◆ DATA LINES:
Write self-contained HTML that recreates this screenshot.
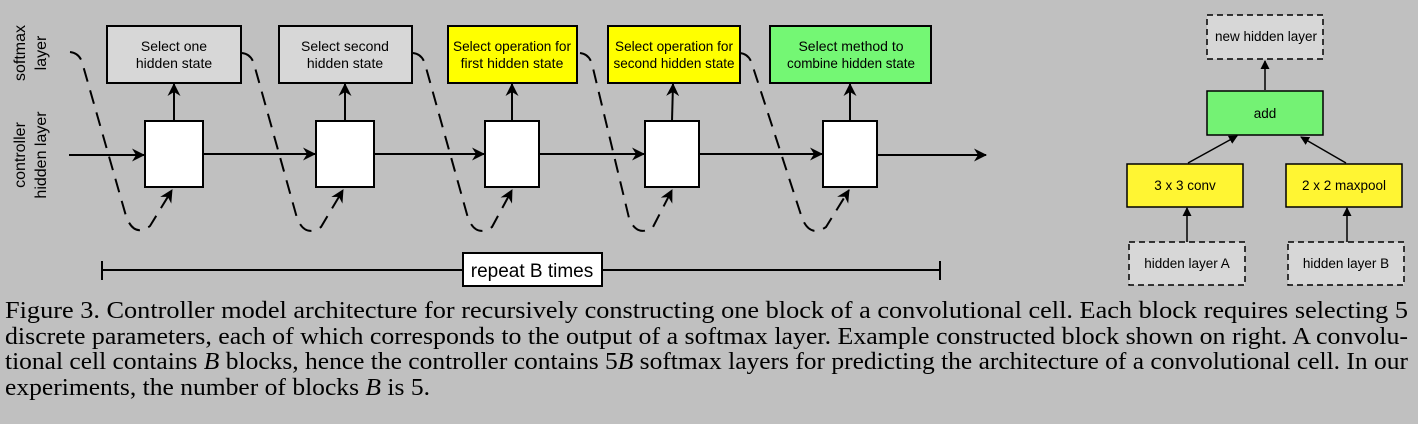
<!DOCTYPE html>
<html><head><meta charset="utf-8"><style>
html,body{margin:0;padding:0;background:#c0c0c0;}
svg{display:block}
</style></head><body>
<svg width="1418" height="424" viewBox="0 0 1418 424" xmlns="http://www.w3.org/2000/svg">
<defs>
<marker id="ah" markerWidth="13" markerHeight="13" refX="12" refY="6.5" orient="auto" markerUnits="userSpaceOnUse"><path d="M0,0 L13,6.5 L0,13 L4,6.5 z" fill="#000"/></marker>
<marker id="ahs" markerWidth="9" markerHeight="9" refX="8" refY="4.5" orient="auto" markerUnits="userSpaceOnUse"><path d="M0,0 L9,4.5 L0,9 z" fill="#000"/></marker>
</defs>
<rect width="1418" height="424" fill="#c0c0c0"/>
<g font-family="Liberation Sans, sans-serif" font-size="16" fill="#000" text-anchor="middle">
<text transform="translate(21,53) rotate(-90)" dominant-baseline="middle">softmax</text>
<text transform="translate(42,53) rotate(-90)" dominant-baseline="middle">layer</text>
<text transform="translate(21,155) rotate(-90)" dominant-baseline="middle">controller</text>
<text transform="translate(42,155) rotate(-90)" dominant-baseline="middle">hidden layer</text>
</g>
<g stroke="#000" stroke-width="2" fill="none">
<line x1="69" y1="155" x2="144" y2="155" marker-end="url(#ah)"/>
<line x1="203" y1="154" x2="315" y2="154" marker-end="url(#ah)"/>
<line x1="374" y1="154" x2="484" y2="154" marker-end="url(#ah)"/>
<line x1="539" y1="154" x2="644" y2="154" marker-end="url(#ah)"/>
<line x1="699" y1="154" x2="822" y2="154" marker-end="url(#ah)"/>
<line x1="877" y1="155" x2="986" y2="155" marker-end="url(#ah)"/>
<line x1="174" y1="121" x2="174" y2="84" marker-end="url(#ah)"/>
<line x1="345" y1="121" x2="345" y2="84" marker-end="url(#ah)"/>
<line x1="512" y1="121" x2="512" y2="84" marker-end="url(#ah)"/>
<line x1="672" y1="121" x2="673" y2="84" marker-end="url(#ah)"/>
<line x1="850" y1="121" x2="850" y2="84" marker-end="url(#ah)"/>
</g>
<g stroke="#000" stroke-width="2" fill="none" stroke-dasharray="14,9">
<path d="M70,52 Q79,53 82,62 L126,216 Q134,238 150,226 L172,190" marker-end="url(#ah)"/>
<path d="M242,53 Q251,54 254,64 L297,218 Q305,238 321,227 L343,190" marker-end="url(#ah)"/>
<path d="M413,53 Q422,54 425,64 L468,218 Q476,238 492,227 L512,190" marker-end="url(#ah)"/>
<path d="M580,53 Q589,54 592,64 L629,218 Q637,238 653,227 L672,190" marker-end="url(#ah)"/>
<path d="M740,53 Q749,54 752,64 L802,218 Q810,238 826,227 L849,190" marker-end="url(#ah)"/>
</g>
<g stroke="#000" stroke-width="2">
<rect x="107" y="26" width="134" height="57" fill="#d7d7d7"/>
<rect x="279" y="26" width="133" height="57" fill="#d7d7d7"/>
<rect x="448" y="26" width="129" height="57" fill="#ffff00"/>
<rect x="608" y="26" width="132" height="57" fill="#ffff00"/>
<rect x="770" y="26" width="161" height="57" fill="#74f774"/>
<rect x="145" y="121" width="58" height="66" fill="#fff"/>
<rect x="316" y="121" width="58" height="66" fill="#fff"/>
<rect x="485" y="121" width="54" height="66" fill="#fff"/>
<rect x="645" y="121" width="54" height="66" fill="#fff"/>
<rect x="823" y="121" width="54" height="66" fill="#fff"/>
</g>
<g font-family="Liberation Sans, sans-serif" font-size="14" fill="#000" text-anchor="middle">
<text x="174" y="51">Select one</text><text x="174" y="68">hidden state</text>
<text x="345" y="51">Select second</text><text x="345" y="68">hidden state</text>
<text x="512" y="51" textLength="118" lengthAdjust="spacingAndGlyphs">Select operation for</text><text x="512" y="68">first hidden state</text>
<text x="674" y="51" textLength="118" lengthAdjust="spacingAndGlyphs">Select operation for</text><text x="674" y="68" textLength="121" lengthAdjust="spacingAndGlyphs">second hidden state</text>
<text x="851" y="51">Select method to</text><text x="851" y="68" textLength="128" lengthAdjust="spacingAndGlyphs">combine hidden state</text>
</g>
<g stroke="#000" stroke-width="2">
<line x1="102" y1="270" x2="940" y2="270"/>
<line x1="102" y1="261" x2="102" y2="280"/>
<line x1="940" y1="261" x2="940" y2="280"/>
<rect x="463" y="253" width="139" height="33" fill="#fff"/>
</g>
<text x="532" y="277" font-family="Liberation Sans, sans-serif" font-size="19" text-anchor="middle">repeat B times</text>
<g stroke="#000" stroke-width="1.5">
<line x1="1265" y1="90" x2="1265" y2="61" marker-end="url(#ahs)"/>
<line x1="1188" y1="163" x2="1237" y2="136" marker-end="url(#ahs)"/>
<line x1="1346" y1="163" x2="1301" y2="137" marker-end="url(#ahs)"/>
<line x1="1187" y1="242" x2="1187" y2="208" marker-end="url(#ahs)"/>
<line x1="1347" y1="242" x2="1347" y2="208" marker-end="url(#ahs)"/>
<rect x="1207" y="15" width="116" height="44" fill="#d7d7d7" stroke-dasharray="6,4"/>
<rect x="1207" y="91" width="116" height="44" fill="#74f274"/>
<rect x="1127" y="164" width="116" height="43" fill="#fff533"/>
<rect x="1286" y="164" width="116" height="43" fill="#fff533"/>
<rect x="1129" y="242" width="116" height="43" fill="#d7d7d7" stroke-dasharray="6,4"/>
<rect x="1288" y="242" width="116" height="43" fill="#d7d7d7" stroke-dasharray="6,4"/>
</g>
<g font-family="Liberation Sans, sans-serif" font-size="13.5" fill="#000" text-anchor="middle">
<text x="1266" y="41">new hidden layer</text>
<text x="1265" y="118">add</text>
<text x="1185" y="190">3 x 3 conv</text>
<text x="1344" y="190">2 x 2 maxpool</text>
<text x="1187" y="268">hidden layer A</text>
<text x="1346" y="268">hidden layer B</text>
</g>
<g font-family="Liberation Serif, serif" font-size="24" fill="#000">
<text x="5" y="318" textLength="1403" lengthAdjust="spacingAndGlyphs">Figure 3. Controller model architecture for recursively constructing one block of a convolutional cell.  Each block requires selecting 5</text>
<text x="5" y="344" textLength="1403" lengthAdjust="spacingAndGlyphs">discrete parameters, each of which corresponds to the output of a softmax layer.  Example constructed block shown on right.  A convolu-</text>
<text x="5" y="369" textLength="1403" lengthAdjust="spacingAndGlyphs">tional cell contains <tspan font-style="italic">B</tspan> blocks, hence the controller contains 5<tspan font-style="italic">B</tspan> softmax layers for predicting the architecture of a convolutional cell.  In our</text>
<text x="5" y="395" textLength="425" lengthAdjust="spacingAndGlyphs">experiments, the number of blocks <tspan font-style="italic">B</tspan> is 5.</text>
</g>
</svg>
</body></html>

◆ REQUIRED TASK:
Set the pictures aside and transcribe the data above exactly.

◆ OUTPUT FOR THIS EXERCISE:
Write self-contained HTML that recreates this screenshot.
<!DOCTYPE html>
<html><head><meta charset="utf-8"><style>
html,body{margin:0;padding:0;background:#c0c0c0;}
svg{display:block}
</style></head><body>
<svg width="1418" height="424" viewBox="0 0 1418 424" xmlns="http://www.w3.org/2000/svg">
<defs>
<marker id="ah" markerWidth="13" markerHeight="13" refX="12" refY="6.5" orient="auto" markerUnits="userSpaceOnUse"><path d="M0,0 L13,6.5 L0,13 L4,6.5 z" fill="#000"/></marker>
<marker id="ahs" markerWidth="9" markerHeight="9" refX="8" refY="4.5" orient="auto" markerUnits="userSpaceOnUse"><path d="M0,0 L9,4.5 L0,9 z" fill="#000"/></marker>
</defs>
<rect width="1418" height="424" fill="#c0c0c0"/>
<g font-family="Liberation Sans, sans-serif" font-size="16" fill="#000" text-anchor="middle">
<text transform="translate(21,53) rotate(-90)" dominant-baseline="middle">softmax</text>
<text transform="translate(42,53) rotate(-90)" dominant-baseline="middle">layer</text>
<text transform="translate(21,155) rotate(-90)" dominant-baseline="middle">controller</text>
<text transform="translate(42,155) rotate(-90)" dominant-baseline="middle">hidden layer</text>
</g>
<g stroke="#000" stroke-width="2" fill="none">
<line x1="69" y1="155" x2="144" y2="155" marker-end="url(#ah)"/>
<line x1="203" y1="154" x2="315" y2="154" marker-end="url(#ah)"/>
<line x1="374" y1="154" x2="484" y2="154" marker-end="url(#ah)"/>
<line x1="539" y1="154" x2="644" y2="154" marker-end="url(#ah)"/>
<line x1="699" y1="154" x2="822" y2="154" marker-end="url(#ah)"/>
<line x1="877" y1="155" x2="986" y2="155" marker-end="url(#ah)"/>
<line x1="174" y1="121" x2="174" y2="84" marker-end="url(#ah)"/>
<line x1="345" y1="121" x2="345" y2="84" marker-end="url(#ah)"/>
<line x1="512" y1="121" x2="512" y2="84" marker-end="url(#ah)"/>
<line x1="672" y1="121" x2="673" y2="84" marker-end="url(#ah)"/>
<line x1="850" y1="121" x2="850" y2="84" marker-end="url(#ah)"/>
</g>
<g stroke="#000" stroke-width="2" fill="none" stroke-dasharray="14,9">
<path d="M70,52 Q79,53 82,62 L126,216 Q134,238 150,226 L172,190" marker-end="url(#ah)"/>
<path d="M242,53 Q251,54 254,64 L297,218 Q305,238 321,227 L343,190" marker-end="url(#ah)"/>
<path d="M413,53 Q422,54 425,64 L468,218 Q476,238 492,227 L512,190" marker-end="url(#ah)"/>
<path d="M580,53 Q589,54 592,64 L629,218 Q637,238 653,227 L672,190" marker-end="url(#ah)"/>
<path d="M740,53 Q749,54 752,64 L802,218 Q810,238 826,227 L849,190" marker-end="url(#ah)"/>
</g>
<g stroke="#000" stroke-width="2">
<rect x="107" y="26" width="134" height="57" fill="#d7d7d7"/>
<rect x="279" y="26" width="133" height="57" fill="#d7d7d7"/>
<rect x="448" y="26" width="129" height="57" fill="#ffff00"/>
<rect x="608" y="26" width="132" height="57" fill="#ffff00"/>
<rect x="770" y="26" width="161" height="57" fill="#74f774"/>
<rect x="145" y="121" width="58" height="66" fill="#fff"/>
<rect x="316" y="121" width="58" height="66" fill="#fff"/>
<rect x="485" y="121" width="54" height="66" fill="#fff"/>
<rect x="645" y="121" width="54" height="66" fill="#fff"/>
<rect x="823" y="121" width="54" height="66" fill="#fff"/>
</g>
<g font-family="Liberation Sans, sans-serif" font-size="14" fill="#000" text-anchor="middle">
<text x="174" y="51">Select one</text><text x="174" y="68">hidden state</text>
<text x="345" y="51">Select second</text><text x="345" y="68">hidden state</text>
<text x="512" y="51" textLength="118" lengthAdjust="spacingAndGlyphs">Select operation for</text><text x="512" y="68">first hidden state</text>
<text x="674" y="51" textLength="118" lengthAdjust="spacingAndGlyphs">Select operation for</text><text x="674" y="68" textLength="121" lengthAdjust="spacingAndGlyphs">second hidden state</text>
<text x="851" y="51">Select method to</text><text x="851" y="68" textLength="128" lengthAdjust="spacingAndGlyphs">combine hidden state</text>
</g>
<g stroke="#000" stroke-width="2">
<line x1="102" y1="270" x2="940" y2="270"/>
<line x1="102" y1="261" x2="102" y2="280"/>
<line x1="940" y1="261" x2="940" y2="280"/>
<rect x="463" y="253" width="139" height="33" fill="#fff"/>
</g>
<text x="532" y="277" font-family="Liberation Sans, sans-serif" font-size="19" text-anchor="middle">repeat B times</text>
<g stroke="#000" stroke-width="1.5">
<line x1="1265" y1="90" x2="1265" y2="61" marker-end="url(#ahs)"/>
<line x1="1188" y1="163" x2="1237" y2="136" marker-end="url(#ahs)"/>
<line x1="1346" y1="163" x2="1301" y2="137" marker-end="url(#ahs)"/>
<line x1="1187" y1="242" x2="1187" y2="208" marker-end="url(#ahs)"/>
<line x1="1347" y1="242" x2="1347" y2="208" marker-end="url(#ahs)"/>
<rect x="1207" y="15" width="116" height="44" fill="#d7d7d7" stroke-dasharray="6,4"/>
<rect x="1207" y="91" width="116" height="44" fill="#74f274"/>
<rect x="1127" y="164" width="116" height="43" fill="#fff533"/>
<rect x="1286" y="164" width="116" height="43" fill="#fff533"/>
<rect x="1129" y="242" width="116" height="43" fill="#d7d7d7" stroke-dasharray="6,4"/>
<rect x="1288" y="242" width="116" height="43" fill="#d7d7d7" stroke-dasharray="6,4"/>
</g>
<g font-family="Liberation Sans, sans-serif" font-size="13.5" fill="#000" text-anchor="middle">
<text x="1266" y="41">new hidden layer</text>
<text x="1265" y="118">add</text>
<text x="1185" y="190">3 x 3 conv</text>
<text x="1344" y="190">2 x 2 maxpool</text>
<text x="1187" y="268">hidden layer A</text>
<text x="1346" y="268">hidden layer B</text>
</g>
<g font-family="Liberation Serif, serif" font-size="24" fill="#000">
<text x="5" y="318" textLength="1403" lengthAdjust="spacingAndGlyphs">Figure 3. Controller model architecture for recursively constructing one block of a convolutional cell.  Each block requires selecting 5</text>
<text x="5" y="344" textLength="1403" lengthAdjust="spacingAndGlyphs">discrete parameters, each of which corresponds to the output of a softmax layer.  Example constructed block shown on right.  A convolu-</text>
<text x="5" y="369" textLength="1403" lengthAdjust="spacingAndGlyphs">tional cell contains <tspan font-style="italic">B</tspan> blocks, hence the controller contains 5<tspan font-style="italic">B</tspan> softmax layers for predicting the architecture of a convolutional cell.  In our</text>
<text x="5" y="395" textLength="425" lengthAdjust="spacingAndGlyphs">experiments, the number of blocks <tspan font-style="italic">B</tspan> is 5.</text>
</g>
</svg>
</body></html>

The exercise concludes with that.